# How to measure luminance in my room? Is X9 sufficient?



## ascanio1 (Aug 6, 2012)

I need help! Please...

I have decided to buy a JVCX9/60 but some forum members warned me against its poor light output. So I decided to measure what I have today and ask for advice because, today, I find my setup too dark and I would like to improve it with the X9. If the X9 will leave things unaltered (or worsened) then I cannot buy this projector.

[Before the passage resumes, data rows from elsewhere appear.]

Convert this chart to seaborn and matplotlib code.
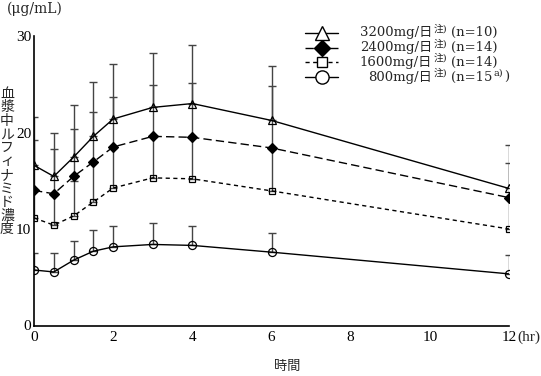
import numpy as np
import pandas as pd
import matplotlib
matplotlib.use("Agg")
import matplotlib.pyplot as plt
from matplotlib.lines import Line2D
import seaborn as sns

# Datos
tiempo = [0, 0.5, 1, 1.5, 2, 3, 4, 6, 12]
dosis = ["3200mg/日", "2400mg/日", "1600mg/日", "800mg/日"]
n_sujetos = ["(n=10)", "(n=14)", "(n=14)", "(n=15"]

media_3200 = [16.6, 15.45, 17.45, 19.6, 21.4, 22.6, 23.0, 21.25, 14.2]
media_2400 = [14.0, 13.65, 15.45, 16.95, 18.5, 19.6, 19.5, 18.4, 13.25]
media_1600 = [11.15, 10.4, 11.35, 12.8, 14.25, 15.3, 15.2, 13.95, 10.0]
media_800 = [5.75, 5.55, 6.77, 7.7, 8.15, 8.4, 8.3, 7.6, 5.35]

sup_3200 = [21.6, 19.95, 22.9, 25.2, 27.1, 28.2, 29.1, 26.9, 18.7]
sup_2400 = [19.2, 18.3, 20.35, 22.1, 23.7, 24.9, 25.15, 24.8, 16.8]
sup_1600 = [13.9, 13.5, 15.0, 16.9, 18.4, 19.5, 19.4, 18.3, 13.2]
sup_800 = [7.47, 7.47, 8.77, 9.85, 10.3, 10.6, 10.3, 9.6, 7.3]

etiqueta_y = "血漿中ルフィナミド濃度"

medias = [media_3200, media_2400, media_1600, media_800]
superiores = [sup_3200, sup_2400, sup_1600, sup_800]

estilos = [
    dict(marker="^", ms=5.8, ms_ley=10, mfc="none", ls="-", dashes=None),
    dict(marker="D", ms=5.5, ms_ley=8.5, mfc="black", ls="--", dashes=(6, 3)),
    dict(marker="s", ms=4.0, ms_ley=7, mfc="none", ls="--", dashes=(3, 2.5)),
    dict(marker="o", ms=5.8, ms_ley=9.5, mfc="none", ls="-", dashes=None),
]

sns.set_theme(style="white")
fuentes = ["Liberation Serif", "Noto Sans CJK JP", "DejaVu Sans"]
fuentes_ley = ["DejaVu Serif", "Noto Sans CJK JP", "DejaVu Sans"]
plt.rcParams["font.family"] = fuentes

fig = plt.figure(figsize=(5.41, 3.76), dpi=100)
ax = fig.add_axes([34 / 541, 1 - 325.5 / 376, (509 - 34) / 541, (325.5 - 36) / 376])

for media, sup, est in zip(medias, superiores, estilos):
    media = np.array(media)
    sup = np.array(sup)
    ax.errorbar(tiempo, media, yerr=[np.zeros_like(media), sup - media], fmt="none",
                ecolor="#444444", elinewidth=1.0, capsize=3, capthick=1.0, zorder=1)
    df = pd.DataFrame({"t": tiempo, "c": media})
    kw = dict(color="black", linewidth=1.0, marker=est["marker"], markersize=est["ms"],
              markerfacecolor=est["mfc"], markeredgecolor="black", markeredgewidth=0.9)
    if est["dashes"] is not None:
        kw["dashes"] = est["dashes"]
    sns.lineplot(data=df, x="t", y="c", ax=ax, zorder=3, **kw)

ax.set_xlim(0, 12)
ax.set_ylim(0, 30)
ax.set_xticks([0, 2, 4, 6, 8, 10, 12])
ax.set_yticks([0, 10, 20, 30])
ax.set_xlabel("")
ax.set_ylabel("")
for s in ["top", "right"]:
    ax.spines[s].set_visible(False)
for s in ["left", "bottom"]:
    ax.spines[s].set_color("black")
    ax.spines[s].set_linewidth(1.2)
ax.tick_params(direction="in", length=5, width=1.0, colors="black", labelsize=11)
ax.tick_params(axis="y", pad=2)
ax.tick_params(axis="x", pad=4)

fig.text(517 / 541, 1 - 337 / 376, "(hr)", fontsize=11, ha="left", va="center")
fig.text(7 / 541, 1 - 9 / 376, "(μg/mL)", fontsize=10, ha="left", va="center",
         family=fuentes_ley)
fig.text(287 / 541, 1 - 367 / 376, "時間", fontsize=9.5, ha="center", va="center")
for i, ch in enumerate(etiqueta_y):
    fig.text(7 / 541, 1 - (94 + i * 13.6) / 376, ch, fontsize=10, ha="center", va="center")

# leyenda manual
filas = [32.7, 47.8, 62.2, 77.0]
for i, est in enumerate(estilos):
    yf = 1 - filas[i] / 376
    ln = Line2D([305 / 541, 338 / 541], [yf, yf], transform=fig.transFigure, color="black",
                linewidth=1.0, linestyle=est["ls"])
    if est["dashes"] is not None:
        ln.set_dashes(est["dashes"])
    fig.add_artist(ln)
    mk = Line2D([321.5 / 541], [yf], transform=fig.transFigure, color="black", linestyle="none",
                marker=est["marker"], markersize=est["ms_ley"],
                markerfacecolor="white" if est["mfc"] == "none" else "black",
                markeredgecolor="black", markeredgewidth=1.0)
    fig.add_artist(mk)
    fig.text(432 / 541, yf, dosis[i], fontsize=9.5, ha="right", va="center", family=fuentes_ley)
    fig.text(434 / 541, 1 - (filas[i] - 4) / 376, "注)", fontsize=7, ha="left", va="center",
             family=fuentes_ley)
    fig.text(451 / 541, yf, n_sujetos[i], fontsize=9.5, ha="left", va="center", family=fuentes_ley)
    if i == 3:
        fig.text(494 / 541, 1 - (filas[i] - 4) / 376, "a)", fontsize=7, ha="left", va="center",
                 family=fuentes_ley)
        fig.text(504 / 541, yf, ")", fontsize=9.5, ha="left", va="center", family=fuentes_ley)

fig.savefig("out.png", dpi=100)
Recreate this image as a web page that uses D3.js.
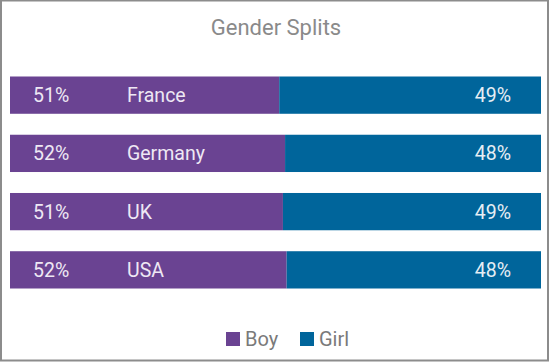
<!DOCTYPE html>
<html>
<head>
<meta charset="utf-8">
<script src="https://cdn.jsdelivr.net/npm/d3@7"></script>
<style>
  html, body { margin: 0; padding: 0; background: #fff; }
  #chart { width: 550px; height: 363px; }
  text { font-family: Roboto, "Noto Sans", sans-serif; }
</style>
</head>
<body>
<div id="chart"></div>
<script>
const countries = ["France", "Germany", "UK", "USA"];
const boyShare = [50.7, 51.8, 51.4, 52.1];
const girlShare = [49.3, 48.2, 48.6, 47.9];
const seriesNames = ["Boy", "Girl"];
const colors = ["#6a4392", "#00659b"];

const width = 550, height = 363;

const svg = d3.select("#chart")
    .append("svg")
    .attr("width", width)
    .attr("height", height);

// outer frame
svg.append("rect")
    .attr("x", 1)
    .attr("y", 0.5)
    .attr("width", width - 3)
    .attr("height", height - 3)
    .attr("fill", "#fff")
    .attr("stroke", "#8c8c8c")
    .attr("stroke-width", 2);

svg.append("text")
    .attr("x", 276)
    .attr("y", 35)
    .attr("text-anchor", "middle")
    .attr("fill", "#8a8a8a")
    .attr("font-size", "22px")
    .text("Gender Splits");

const x = d3.scaleLinear().domain([0, 100]).range([10, 541]);
const y = d3.scaleBand().domain(countries).range([76.5, 288.5]).paddingInner(0.36);

const rows = countries.map((c, i) => ({ country: c, boy: boyShare[i], girl: girlShare[i] }));

const row = svg.selectAll(".row")
    .data(rows)
    .enter().append("g")
    .attr("class", "row");

row.append("rect")
    .attr("x", x(0))
    .attr("y", d => y(d.country))
    .attr("width", d => x(d.boy) - x(0))
    .attr("height", y.bandwidth())
    .attr("fill", colors[0]);

row.append("rect")
    .attr("x", d => x(d.boy))
    .attr("y", d => y(d.country))
    .attr("width", d => x(d.boy + d.girl) - x(d.boy))
    .attr("height", y.bandwidth())
    .attr("fill", colors[1]);

const mid = d => y(d.country) + y.bandwidth() / 2 + 7;

row.append("text")
    .attr("x", x(0) + 23)
    .attr("y", mid)
    .attr("fill", "#eee8f4")
    .attr("font-size", "19.5px")
    .text(d => Math.round(d.boy) + "%");

row.append("text")
    .attr("x", x(0) + 117)
    .attr("y", mid)
    .attr("fill", "#eee8f4")
    .attr("font-size", "19.5px")
    .text(d => d.country);

row.append("text")
    .attr("x", x(100) - 30)
    .attr("y", mid)
    .attr("text-anchor", "end")
    .attr("fill", "#e6eef4")
    .attr("font-size", "19.5px")
    .text(d => Math.round(d.girl) + "%");

// legend
const legendX = [226, 300];
const legend = svg.selectAll(".legend")
    .data(seriesNames)
    .enter().append("g")
    .attr("class", "legend")
    .attr("transform", (d, i) => `translate(${legendX[i]},332)`);

legend.append("rect")
    .attr("width", 14)
    .attr("height", 14)
    .attr("fill", (d, i) => colors[i]);

legend.append("text")
    .attr("x", 19)
    .attr("y", 14)
    .attr("fill", "#7a7a7a")
    .attr("font-size", "20px")
    .text(d => d);
</script>
</body>
</html>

Room: completely dark but has white walls and ceiling
pj: Yamaha DPX1200 lamp set to max brightness
screen: 140" Kikuchi KSL 16:9
screen lens distance: 5m
screen eyes distance: 4.8m
room size: 17.5m2 (4.9x3.6.2.8m)

I hope that I measure luminance correctly:
- luminance measured where the focusing pattern green lines intersect (cross): 7 Lux
- luminance measured where my eyes are: too low - outside my instrument's scale.


----------



## ascanio1 (Aug 6, 2012)

Sorry, I need to correct these values with full white screen:

I read 28lux right in the middle of my screen and a bit less (27/26) at the far corners. But I would prefer more brightness.
Were I sit I read 3 or 4 Lux depending on where I sit.


----------